As industry revenues plunged over 90%, Nintendo was on the brink of bankruptcy until it released the Nintendo Entertainment System (“NES”) that infused the company’s Kyoto treasury with cash and resuscitated the industry on the path to recovery. Hiroshi Yamauchi, the President of Nintendo from 1949 through 2002 (Nintendo has only had four presidents since starting out as a card company in 1899), swore that Nintendo would never find itself in such perilous position again and vowed that the company would keep enough cash on hand to continue operating for 100 years even if the company endured another crash.
Instead of doing the popular thing of paying out high dividends or repurchasing stock, Nintendo spent years building up its cash hoard. It currently has 930 billion yen in cash (if you look at the company’s balance sheet, you will initially think that it only has 530 billion in yen available. The remaining 400 billion yen are held in dollars, euros, franks, and pounds and get reported as short-term investments rather than cash holdings.)
That has come in handy over the past five years, as Nintendo is currently losing about 9 billion yen per quarter because the Mario Brothers brand has fallen out of favor and the Wii gaming console has absolutely no economic moat as a desirable technological product. Since 2011, Nintendo has lost almost 100 billion yen. The current 930 billion yen cash hoard is close to a low—for most of the 2000s, Nintendo had over one trillion yen in the bank effectively.
Do I recommend Nintendo stock? No, I’m almost certain that owning an S&P 500 Index fund from 2015 through 2065 will result in dramatically higher overall wealth than making a Nintendo investment. But I am also certain that Nintendo will survive much, much longer than the operating performance of the company will merit. Nintendo experienced cataclysmic failure in the 1980s, and is riding through today’s rough patch because it built a fortress of cash unlike any other company in the world because it knew what it needed in order to survive a worst case scenario.

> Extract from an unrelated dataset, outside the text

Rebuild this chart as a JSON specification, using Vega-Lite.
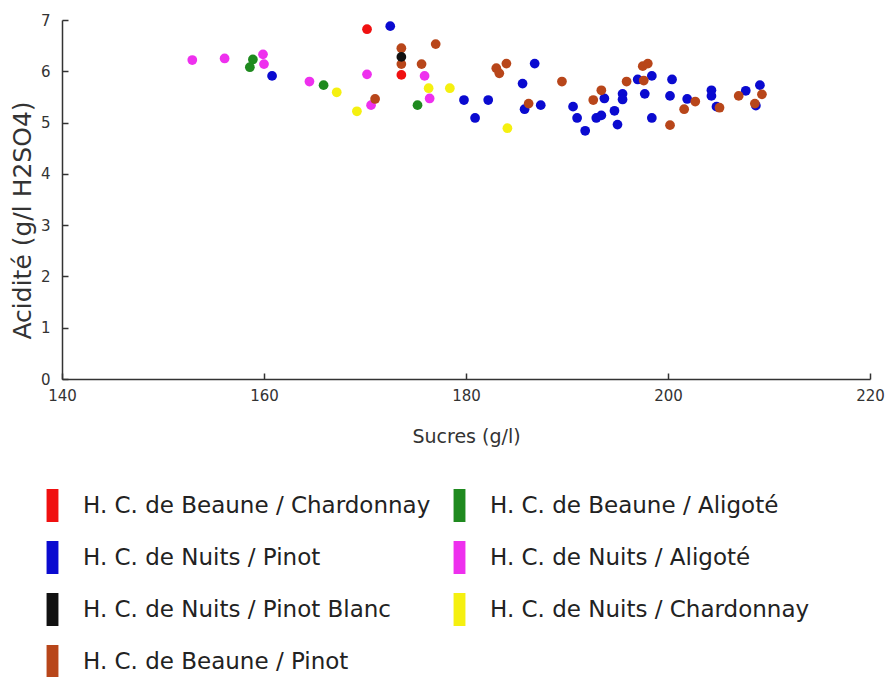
{
  "$schema": "https://vega.github.io/schema/vega-lite/v6.json",
  "autosize": "none",
  "width": 808,
  "height": 359,
  "padding": {"left": 62, "top": 20, "right": 17, "bottom": 298},
  "background": "white",
  "config": {
    "view": {"stroke": null},
    "font": "DejaVu Sans"
  },
  "data": {
    "values": [
      {"s": 152.9, "a": 6.22, "g": "H. C. de Nuits / Aligoté"},
      {"s": 156.1, "a": 6.25, "g": "H. C. de Nuits / Aligoté"},
      {"s": 159.9, "a": 6.33, "g": "H. C. de Nuits / Aligoté"},
      {"s": 160.0, "a": 6.14, "g": "H. C. de Nuits / Aligoté"},
      {"s": 164.5, "a": 5.80, "g": "H. C. de Nuits / Aligoté"},
      {"s": 170.2, "a": 5.94, "g": "H. C. de Nuits / Aligoté"},
      {"s": 175.9, "a": 5.91, "g": "H. C. de Nuits / Aligoté"},
      {"s": 170.6, "a": 5.34, "g": "H. C. de Nuits / Aligoté"},
      {"s": 176.4, "a": 5.47, "g": "H. C. de Nuits / Aligoté"},
      {"s": 158.9, "a": 6.23, "g": "H. C. de Beaune / Aligoté"},
      {"s": 158.6, "a": 6.08, "g": "H. C. de Beaune / Aligoté"},
      {"s": 165.9, "a": 5.73, "g": "H. C. de Beaune / Aligoté"},
      {"s": 175.2, "a": 5.34, "g": "H. C. de Beaune / Aligoté"},
      {"s": 160.8, "a": 5.91, "g": "H. C. de Nuits / Pinot"},
      {"s": 172.5, "a": 6.88, "g": "H. C. de Nuits / Pinot"},
      {"s": 179.8, "a": 5.44, "g": "H. C. de Nuits / Pinot"},
      {"s": 182.2, "a": 5.44, "g": "H. C. de Nuits / Pinot"},
      {"s": 180.9, "a": 5.09, "g": "H. C. de Nuits / Pinot"},
      {"s": 186.8, "a": 6.15, "g": "H. C. de Nuits / Pinot"},
      {"s": 185.6, "a": 5.76, "g": "H. C. de Nuits / Pinot"},
      {"s": 185.8, "a": 5.26, "g": "H. C. de Nuits / Pinot"},
      {"s": 187.4, "a": 5.34, "g": "H. C. de Nuits / Pinot"},
      {"s": 190.6, "a": 5.31, "g": "H. C. de Nuits / Pinot"},
      {"s": 191.0, "a": 5.09, "g": "H. C. de Nuits / Pinot"},
      {"s": 191.8, "a": 4.84, "g": "H. C. de Nuits / Pinot"},
      {"s": 193.7, "a": 5.47, "g": "H. C. de Nuits / Pinot"},
      {"s": 192.9, "a": 5.09, "g": "H. C. de Nuits / Pinot"},
      {"s": 193.4, "a": 5.14, "g": "H. C. de Nuits / Pinot"},
      {"s": 194.7, "a": 5.23, "g": "H. C. de Nuits / Pinot"},
      {"s": 195.0, "a": 4.96, "g": "H. C. de Nuits / Pinot"},
      {"s": 195.5, "a": 5.56, "g": "H. C. de Nuits / Pinot"},
      {"s": 195.5, "a": 5.45, "g": "H. C. de Nuits / Pinot"},
      {"s": 197.0, "a": 5.84, "g": "H. C. de Nuits / Pinot"},
      {"s": 197.7, "a": 5.56, "g": "H. C. de Nuits / Pinot"},
      {"s": 198.4, "a": 5.91, "g": "H. C. de Nuits / Pinot"},
      {"s": 200.4, "a": 5.84, "g": "H. C. de Nuits / Pinot"},
      {"s": 200.2, "a": 5.52, "g": "H. C. de Nuits / Pinot"},
      {"s": 198.4, "a": 5.09, "g": "H. C. de Nuits / Pinot"},
      {"s": 201.9, "a": 5.46, "g": "H. C. de Nuits / Pinot"},
      {"s": 204.3, "a": 5.63, "g": "H. C. de Nuits / Pinot"},
      {"s": 204.3, "a": 5.52, "g": "H. C. de Nuits / Pinot"},
      {"s": 204.8, "a": 5.31, "g": "H. C. de Nuits / Pinot"},
      {"s": 207.7, "a": 5.62, "g": "H. C. de Nuits / Pinot"},
      {"s": 209.1, "a": 5.73, "g": "H. C. de Nuits / Pinot"},
      {"s": 208.7, "a": 5.33, "g": "H. C. de Nuits / Pinot"},
      {"s": 170.2, "a": 6.82, "g": "H. C. de Beaune / Chardonnay"},
      {"s": 173.6, "a": 5.93, "g": "H. C. de Beaune / Chardonnay"},
      {"s": 167.2, "a": 5.59, "g": "H. C. de Nuits / Chardonnay"},
      {"s": 176.3, "a": 5.67, "g": "H. C. de Nuits / Chardonnay"},
      {"s": 178.4, "a": 5.67, "g": "H. C. de Nuits / Chardonnay"},
      {"s": 169.2, "a": 5.22, "g": "H. C. de Nuits / Chardonnay"},
      {"s": 184.1, "a": 4.89, "g": "H. C. de Nuits / Chardonnay"},
      {"s": 177.0, "a": 6.53, "g": "H. C. de Beaune / Pinot"},
      {"s": 173.6, "a": 6.45, "g": "H. C. de Beaune / Pinot"},
      {"s": 173.6, "a": 6.14, "g": "H. C. de Beaune / Pinot"},
      {"s": 175.6, "a": 6.14, "g": "H. C. de Beaune / Pinot"},
      {"s": 171.0, "a": 5.46, "g": "H. C. de Beaune / Pinot"},
      {"s": 184.0, "a": 6.15, "g": "H. C. de Beaune / Pinot"},
      {"s": 183.0, "a": 6.06, "g": "H. C. de Beaune / Pinot"},
      {"s": 183.3, "a": 5.96, "g": "H. C. de Beaune / Pinot"},
      {"s": 189.5, "a": 5.80, "g": "H. C. de Beaune / Pinot"},
      {"s": 186.2, "a": 5.37, "g": "H. C. de Beaune / Pinot"},
      {"s": 193.4, "a": 5.63, "g": "H. C. de Beaune / Pinot"},
      {"s": 192.6, "a": 5.44, "g": "H. C. de Beaune / Pinot"},
      {"s": 195.9, "a": 5.80, "g": "H. C. de Beaune / Pinot"},
      {"s": 197.5, "a": 6.10, "g": "H. C. de Beaune / Pinot"},
      {"s": 198.0, "a": 6.15, "g": "H. C. de Beaune / Pinot"},
      {"s": 197.6, "a": 5.82, "g": "H. C. de Beaune / Pinot"},
      {"s": 200.2, "a": 4.95, "g": "H. C. de Beaune / Pinot"},
      {"s": 202.7, "a": 5.41, "g": "H. C. de Beaune / Pinot"},
      {"s": 201.6, "a": 5.26, "g": "H. C. de Beaune / Pinot"},
      {"s": 205.1, "a": 5.29, "g": "H. C. de Beaune / Pinot"},
      {"s": 207.0, "a": 5.52, "g": "H. C. de Beaune / Pinot"},
      {"s": 209.3, "a": 5.55, "g": "H. C. de Beaune / Pinot"},
      {"s": 208.6, "a": 5.37, "g": "H. C. de Beaune / Pinot"},
      {"s": 173.6, "a": 6.28, "g": "H. C. de Nuits / Pinot Blanc"}
    ]
  },
  "mark": {"type": "circle", "size": 95, "opacity": 1},
  "encoding": {
    "x": {
      "field": "s", "type": "quantitative",
      "scale": {"domain": [140, 220], "nice": false, "zero": false},
      "axis": {
        "title": "Sucres (g/l)", "values": [140, 160, 180, 200, 220],
        "grid": false, "tickSize": -6, "labelPadding": 15, "labelFlush": false,
        "domainColor": "#333", "tickColor": "#333", "domainWidth": 1.5, "tickWidth": 1.5,
        "labelFont": "DejaVu Sans", "labelFontSize": 15, "labelColor": "#333",
        "titleFont": "DejaVu Sans", "titleFontSize": 19, "titleFontWeight": "normal", "titleColor": "#333",
        "titlePadding": 24
      }
    },
    "y": {
      "field": "a", "type": "quantitative",
      "scale": {"domain": [0, 7], "nice": false},
      "axis": {
        "title": "Acidité (g/l H2SO4)", "values": [0, 1, 2, 3, 4, 5, 6, 7],
        "grid": false, "tickSize": -6, "labelPadding": 18, "labelFlush": false,
        "domainColor": "#333", "tickColor": "#333", "domainWidth": 1.5, "tickWidth": 1.5,
        "labelFont": "DejaVu Sans", "labelFontSize": 15, "labelColor": "#333",
        "titleFont": "DejaVu Sans", "titleFontSize": 25, "titleFontWeight": "normal", "titleColor": "#333",
        "titlePadding": 5, "titleY": 200
      }
    },
    "color": {
      "field": "g", "type": "nominal",
      "scale": {
        "domain": [
          "H. C. de Beaune / Chardonnay", "H. C. de Nuits / Pinot",
          "H. C. de Nuits / Pinot Blanc", "H. C. de Beaune / Pinot",
          "H. C. de Beaune / Aligoté", "H. C. de Nuits / Aligoté",
          "H. C. de Nuits / Chardonnay"
        ],
        "range": ["#f01010", "#0a0ad0", "#111111", "#b8461a", "#1f8a1f", "#ee30ee", "#f5f010"]
      },
      "legend": {
        "title": null, "orient": "none", "legendX": -26, "legendY": 469,
        "columns": 2, "direction": "vertical",
        "symbolType": "M-0.36,-1L0.36,-1L0.36,1L-0.36,1Z",
        "symbolSize": 1089, "symbolStrokeWidth": 0, "symbolOpacity": 1,
        "labelFont": "DejaVu Sans", "labelFontSize": 23, "labelColor": "#222",
        "labelOffset": 14, "rowPadding": 19, "columnPadding": 12,
        "labelLimit": 500
      }
    }
  }
}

There is no real parallels in the United States. Microsoft and Apple have seen their cash hoards balloon to over $100 billion at points in their recent corporate histories, but that was the result wildly successful products that were growing revenues at 20% annually which had 40% operating margins. The company couldn’t pay that money all out as dividends because the payout ratio base got too high, and it couldn’t engage in a monster buyback because Apple and Microsoft would flood the market with buy orders and drive the market price upward on account of its own buying.

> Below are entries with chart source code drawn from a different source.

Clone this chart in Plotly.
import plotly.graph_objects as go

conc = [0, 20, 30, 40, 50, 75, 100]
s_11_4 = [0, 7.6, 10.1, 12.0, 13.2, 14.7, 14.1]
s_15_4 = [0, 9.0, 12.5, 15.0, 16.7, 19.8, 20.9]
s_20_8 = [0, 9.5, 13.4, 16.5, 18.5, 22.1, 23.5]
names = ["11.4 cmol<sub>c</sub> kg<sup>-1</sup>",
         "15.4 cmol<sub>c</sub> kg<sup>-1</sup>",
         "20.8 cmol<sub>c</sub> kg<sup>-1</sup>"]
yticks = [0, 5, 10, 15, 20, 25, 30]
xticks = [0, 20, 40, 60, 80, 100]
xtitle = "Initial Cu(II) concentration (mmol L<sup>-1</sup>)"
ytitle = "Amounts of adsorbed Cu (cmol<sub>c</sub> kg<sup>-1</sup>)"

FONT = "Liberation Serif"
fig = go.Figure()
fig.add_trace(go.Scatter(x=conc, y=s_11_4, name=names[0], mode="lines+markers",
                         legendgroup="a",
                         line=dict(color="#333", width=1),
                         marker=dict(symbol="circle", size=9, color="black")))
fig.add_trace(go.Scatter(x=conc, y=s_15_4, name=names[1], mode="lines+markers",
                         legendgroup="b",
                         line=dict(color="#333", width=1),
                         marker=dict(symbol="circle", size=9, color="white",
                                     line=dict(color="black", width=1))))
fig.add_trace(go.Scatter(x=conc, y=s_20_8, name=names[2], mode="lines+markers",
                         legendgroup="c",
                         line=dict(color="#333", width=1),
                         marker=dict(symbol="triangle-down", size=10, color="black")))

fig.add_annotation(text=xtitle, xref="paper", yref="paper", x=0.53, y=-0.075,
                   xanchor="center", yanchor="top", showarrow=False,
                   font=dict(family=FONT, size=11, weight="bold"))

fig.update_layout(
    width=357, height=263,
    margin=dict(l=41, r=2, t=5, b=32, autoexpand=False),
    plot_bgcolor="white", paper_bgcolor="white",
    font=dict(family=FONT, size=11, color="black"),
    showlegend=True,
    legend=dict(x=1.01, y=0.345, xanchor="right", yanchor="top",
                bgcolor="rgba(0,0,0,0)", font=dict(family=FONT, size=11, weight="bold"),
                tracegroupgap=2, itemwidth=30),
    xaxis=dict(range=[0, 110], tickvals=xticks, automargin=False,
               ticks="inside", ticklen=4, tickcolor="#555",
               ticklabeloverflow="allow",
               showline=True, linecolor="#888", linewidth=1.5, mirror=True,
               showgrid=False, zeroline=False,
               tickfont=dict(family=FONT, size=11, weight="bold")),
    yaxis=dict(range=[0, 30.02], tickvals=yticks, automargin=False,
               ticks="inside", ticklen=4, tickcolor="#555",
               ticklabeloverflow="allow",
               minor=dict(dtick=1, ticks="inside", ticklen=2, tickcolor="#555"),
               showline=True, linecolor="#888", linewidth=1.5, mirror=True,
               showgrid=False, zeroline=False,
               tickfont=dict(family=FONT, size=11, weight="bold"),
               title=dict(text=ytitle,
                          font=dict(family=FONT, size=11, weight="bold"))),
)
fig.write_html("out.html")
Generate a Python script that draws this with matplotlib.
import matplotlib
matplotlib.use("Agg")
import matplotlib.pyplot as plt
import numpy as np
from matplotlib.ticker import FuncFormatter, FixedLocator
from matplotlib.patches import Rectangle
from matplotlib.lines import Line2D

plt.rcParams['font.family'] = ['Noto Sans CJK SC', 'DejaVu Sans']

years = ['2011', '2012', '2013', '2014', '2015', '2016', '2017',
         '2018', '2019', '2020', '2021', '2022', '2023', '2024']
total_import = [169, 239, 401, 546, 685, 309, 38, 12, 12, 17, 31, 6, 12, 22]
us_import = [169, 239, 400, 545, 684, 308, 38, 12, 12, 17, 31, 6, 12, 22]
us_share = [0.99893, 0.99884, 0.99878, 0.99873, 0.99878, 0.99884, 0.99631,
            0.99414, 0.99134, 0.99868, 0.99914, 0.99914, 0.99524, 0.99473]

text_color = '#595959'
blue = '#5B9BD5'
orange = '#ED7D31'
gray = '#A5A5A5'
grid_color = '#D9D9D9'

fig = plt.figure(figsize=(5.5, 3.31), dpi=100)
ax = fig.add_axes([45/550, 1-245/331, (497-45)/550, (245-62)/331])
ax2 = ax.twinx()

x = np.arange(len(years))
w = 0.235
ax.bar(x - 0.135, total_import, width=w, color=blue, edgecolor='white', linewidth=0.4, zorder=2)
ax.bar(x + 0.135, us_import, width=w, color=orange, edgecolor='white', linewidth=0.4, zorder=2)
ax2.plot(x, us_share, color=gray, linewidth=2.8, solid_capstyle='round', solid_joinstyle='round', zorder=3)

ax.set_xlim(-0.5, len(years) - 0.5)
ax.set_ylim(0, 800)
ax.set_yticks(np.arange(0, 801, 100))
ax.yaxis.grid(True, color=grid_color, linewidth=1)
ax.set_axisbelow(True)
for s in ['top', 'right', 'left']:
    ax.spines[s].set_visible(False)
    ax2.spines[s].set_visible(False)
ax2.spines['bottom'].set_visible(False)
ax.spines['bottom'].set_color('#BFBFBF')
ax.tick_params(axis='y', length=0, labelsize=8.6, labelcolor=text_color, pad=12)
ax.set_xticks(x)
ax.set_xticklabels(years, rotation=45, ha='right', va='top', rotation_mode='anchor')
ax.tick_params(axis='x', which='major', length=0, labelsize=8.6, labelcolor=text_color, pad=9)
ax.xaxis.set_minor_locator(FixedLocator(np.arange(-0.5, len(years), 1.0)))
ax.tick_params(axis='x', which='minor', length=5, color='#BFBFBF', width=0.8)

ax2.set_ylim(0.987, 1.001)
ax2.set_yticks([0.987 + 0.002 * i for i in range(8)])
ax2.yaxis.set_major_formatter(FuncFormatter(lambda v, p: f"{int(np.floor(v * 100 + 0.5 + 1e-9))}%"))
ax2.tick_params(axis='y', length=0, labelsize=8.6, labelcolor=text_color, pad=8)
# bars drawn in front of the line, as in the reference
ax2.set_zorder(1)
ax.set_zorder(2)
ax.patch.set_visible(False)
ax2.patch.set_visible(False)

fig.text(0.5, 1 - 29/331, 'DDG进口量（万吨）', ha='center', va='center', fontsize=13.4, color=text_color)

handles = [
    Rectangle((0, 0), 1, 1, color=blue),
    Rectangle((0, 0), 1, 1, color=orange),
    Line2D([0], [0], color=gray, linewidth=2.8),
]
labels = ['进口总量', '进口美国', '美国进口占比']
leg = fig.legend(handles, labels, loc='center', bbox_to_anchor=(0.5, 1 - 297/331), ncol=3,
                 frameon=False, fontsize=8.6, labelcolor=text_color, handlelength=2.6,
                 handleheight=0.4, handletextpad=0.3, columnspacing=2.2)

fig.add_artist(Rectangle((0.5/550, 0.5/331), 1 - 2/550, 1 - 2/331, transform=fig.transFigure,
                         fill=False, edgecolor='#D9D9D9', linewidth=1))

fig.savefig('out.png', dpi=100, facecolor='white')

Maybe Johnson & Johnson is a close American equivalent, as it is sitting on over $33 billion in cash. But that isn’t quite analogous because most of the money is trapped overseas and it seems that Johnson & Johnson is waiting for another repatriation tax holiday to bring that money back home as part of its tax strategy.
It gets a bit stale using Warren Buffett as an example for good corporate governance, but hey, I don’t want to be like the sports media that gave Karl Malone the MVP in 1997 over Michael Jordan. Berkshire Hathaway is sitting on over $60 billion in cash, and I would expect that a large cash hoard will be typical of the company in the decades to come.

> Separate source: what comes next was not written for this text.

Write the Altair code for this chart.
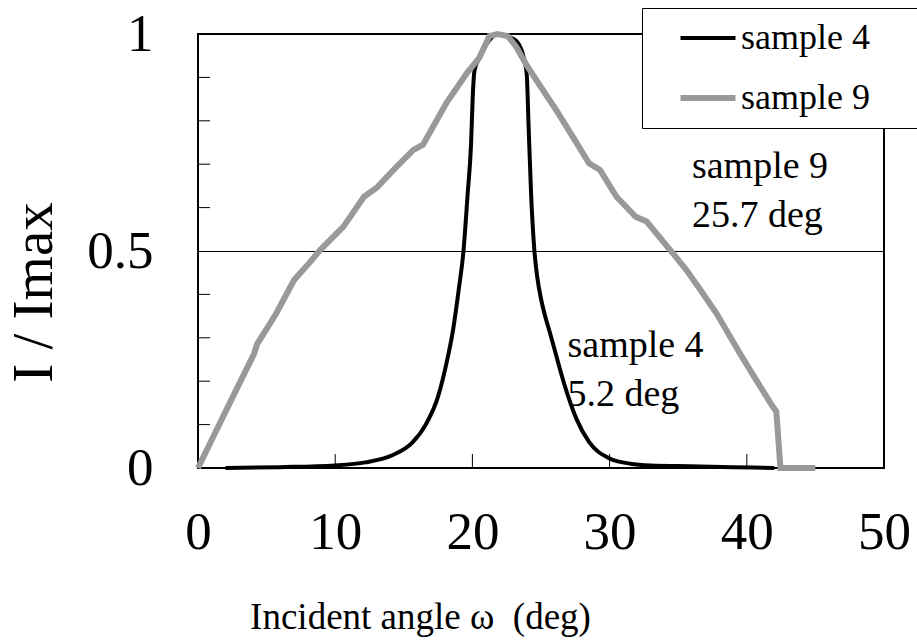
import altair as alt
import pandas as pd

FONT = "Liberation Serif"

# Normalised rocking curves, I/Imax versus incident angle (deg)
s4_angle = [2.0, 6.0, 10.0, 12.2, 14.2, 15.6, 16.6, 17.5, 18.1, 18.6, 19.0, 19.35,
            19.65, 19.9, 20.03, 20.15, 20.5, 21.0, 21.85, 22.5, 23.2, 23.8, 23.96,
            24.1, 24.28, 24.52, 24.75, 25.0, 25.3, 25.62, 26.0, 26.34, 26.95, 27.6,
            28.5, 30.0, 31.5, 33.0, 36.0, 39.0, 42.0]
s4_int = [0.0, 0.002, 0.006, 0.013, 0.03, 0.058, 0.1, 0.165, 0.24, 0.32, 0.41, 0.5,
          0.63, 0.745, 0.86, 0.915, 0.945, 0.975, 1.0, 0.995, 0.984, 0.938, 0.907,
          0.784, 0.63, 0.5, 0.435, 0.39, 0.35, 0.315, 0.272, 0.232, 0.168, 0.112,
          0.06, 0.022, 0.01, 0.006, 0.004, 0.002, 0.0]

s9_angle = [0.0, 2.3, 4.1, 4.3, 5.7, 7.0, 8.1, 8.9, 10.6, 12.1, 13.0, 14.5, 15.7,
            16.4, 18.1, 19.6, 20.5, 21.24, 21.85, 22.58, 23.2, 23.92, 24.9, 26.1,
            27.3, 28.5, 29.3, 30.5, 31.9, 32.7, 34.6, 35.6, 36.8, 37.8, 39.5, 40.7,
            41.9, 42.15, 42.2, 42.45, 45.0]
s9_int = [0.0, 0.149, 0.264, 0.285, 0.356, 0.433, 0.472, 0.502, 0.556, 0.625, 0.645,
          0.695, 0.733, 0.745, 0.841, 0.91, 0.945, 0.995, 1.0, 0.995, 0.97, 0.93,
          0.882, 0.825, 0.764, 0.702, 0.687, 0.625, 0.579, 0.568, 0.495, 0.456,
          0.402, 0.356, 0.264, 0.202, 0.141, 0.13, 0.11, 0.0, 0.0]

series_names = ["sample 4", "sample 9"]
series_colors = ["#000000", "#999999"]
series_widths = [4, 6]

# FWHM annotations (anchor = first-line baseline)
ann_angle = [36.0, 26.93]
ann_level = [0.668, 0.255]
ann_text = ["sample 9\n25.7 deg", "sample 4\n5.2 deg"]

x_ticks = [0, 10, 20, 30, 40, 50]
x_inner_ticks = [10, 20, 30, 40]
y_ticks = [0, 0.5, 1]
y_minor_ticks = [0.1, 0.2, 0.3, 0.4, 0.6, 0.7, 0.8, 0.9]

W, H = 686, 434

df4 = pd.DataFrame({"angle": s4_angle, "I": s4_int, "series": series_names[0]})
df9 = pd.DataFrame({"angle": s9_angle, "I": s9_int, "series": series_names[1]})
ann = pd.DataFrame({"angle": ann_angle, "I": ann_level, "text": ann_text})

x_scale = alt.Scale(domain=[0, 50], nice=False, zero=False)
y_scale = alt.Scale(domain=[0, 1], nice=False)

x_axis = alt.Axis(
    values=x_ticks, ticks=False, domain=False, grid=False,
    labelFont=FONT, labelFontSize=53, labelColor="black",
    labelBaseline="alphabetic", labelPadding=80, labelFlush=False,
    title="Incident angle ω\u00a0 (deg)", titleFont=FONT, titleFontSize=37,
    titleFontWeight="normal", titleColor="black",
    titleX=222, titleY=160, titleAnchor="middle", titleAlign="center",
    titleBaseline="alphabetic",
)
y_axis = alt.Axis(
    values=y_ticks, ticks=False, domain=False, format="~g",
    grid=True, gridColor="black", gridWidth=1, gridOpacity=1,
    labelFont=FONT, labelFontSize=53, labelColor="black",
    labelPadding=45, labelBaseline="middle", labelFlush=False,
    title="I / Imax", titleFont=FONT, titleFontSize=57,
    titleFontWeight="normal", titleColor="black",
    titleX=-164, titleY=258, titleAngle=270, titleAlign="center",
    titleBaseline="middle",
)

# legend line sample: a double-length horizontal stroke so the entry height
# follows the label font rather than the line length; a blank title on the
# right keeps the box open past the frame's right edge
legend = alt.Legend(
    orient="none", legendX=444, legendY=-26,
    title="\u00a0", titleOrient="right", titleFontSize=36, titlePadding=40,
    titleFont=FONT,
    strokeColor="black", fillColor="white", padding=12,
    symbolType="M-2,0H2", symbolSize=756, symbolOffset=36,
    labelFont=FONT, labelFontSize=36, labelColor="black", labelOffset=15,
    rowPadding=24, labelLimit=400,
)

color = alt.Color("series:N", scale=alt.Scale(domain=series_names, range=series_colors),
                  legend=legend)
width_enc = alt.StrokeWidth("series:N",
                            scale=alt.Scale(domain=series_names, range=series_widths),
                            legend=legend)


def curve(df, interp):
    return alt.Chart(df).mark_line(interpolate=interp, strokeCap="butt").encode(
        x=alt.X("angle:Q", scale=x_scale, axis=x_axis),
        y=alt.Y("I:Q", scale=y_scale, axis=y_axis),
        color=color,
        strokeWidth=width_enc,
    )


line4 = curve(df4, "monotone")
line9 = curve(df9, "linear")

# inward tick marks along the frame
xt = alt.Chart(pd.DataFrame({"angle": x_inner_ticks})).mark_rule(
    color="black", strokeWidth=1
).encode(x=alt.X("angle:Q", scale=x_scale), y=alt.value(H), y2=alt.value(H - 14))

yt = alt.Chart(pd.DataFrame({"I": y_minor_ticks})).mark_rule(
    color="black", strokeWidth=1
).encode(y=alt.Y("I:Q", scale=y_scale), x=alt.value(0), x2=alt.value(12))

labels = alt.Chart(ann).mark_text(
    font=FONT, fontSize=38, color="black", align="left", baseline="alphabetic",
    lineBreak="\n", lineHeight=49,
).encode(x=alt.X("angle:Q", scale=x_scale), y=alt.Y("I:Q", scale=y_scale),
         text="text:N")

chart = alt.layer(xt, yt, line4, line9, labels).properties(
    width=W, height=H,
    autosize=alt.AutoSizeParams(type="none"),
    padding={"left": 198, "top": 34, "right": 33, "bottom": 176},
    background="white",
).configure_view(stroke="black", strokeWidth=2)

chart.save("out.html", embed_options={"renderer": "svg", "actions": False})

Although the lesson from Nintendo may not lead us to purchase its stock, I do find three important lessons from studying the company. It is (1) important to know when it takes to survive in a worst case scenario and lay out the groundwork to ensure that success; (2) it can be hard to carve out a corporate identity that is so much different from one’s peers because most people make their decisions relative to what other people are doing rather than trying to tackle problems independently and rationally but it can ensure greater success over the long run; and (3) catastrophe often comes in quick, short bursts that is difficult to fathom if you are used to thinking about life linearly. A failure to recognize this will leave you unprepared for your own crises in life.
Originally posted 2015-06-15 19:32:01.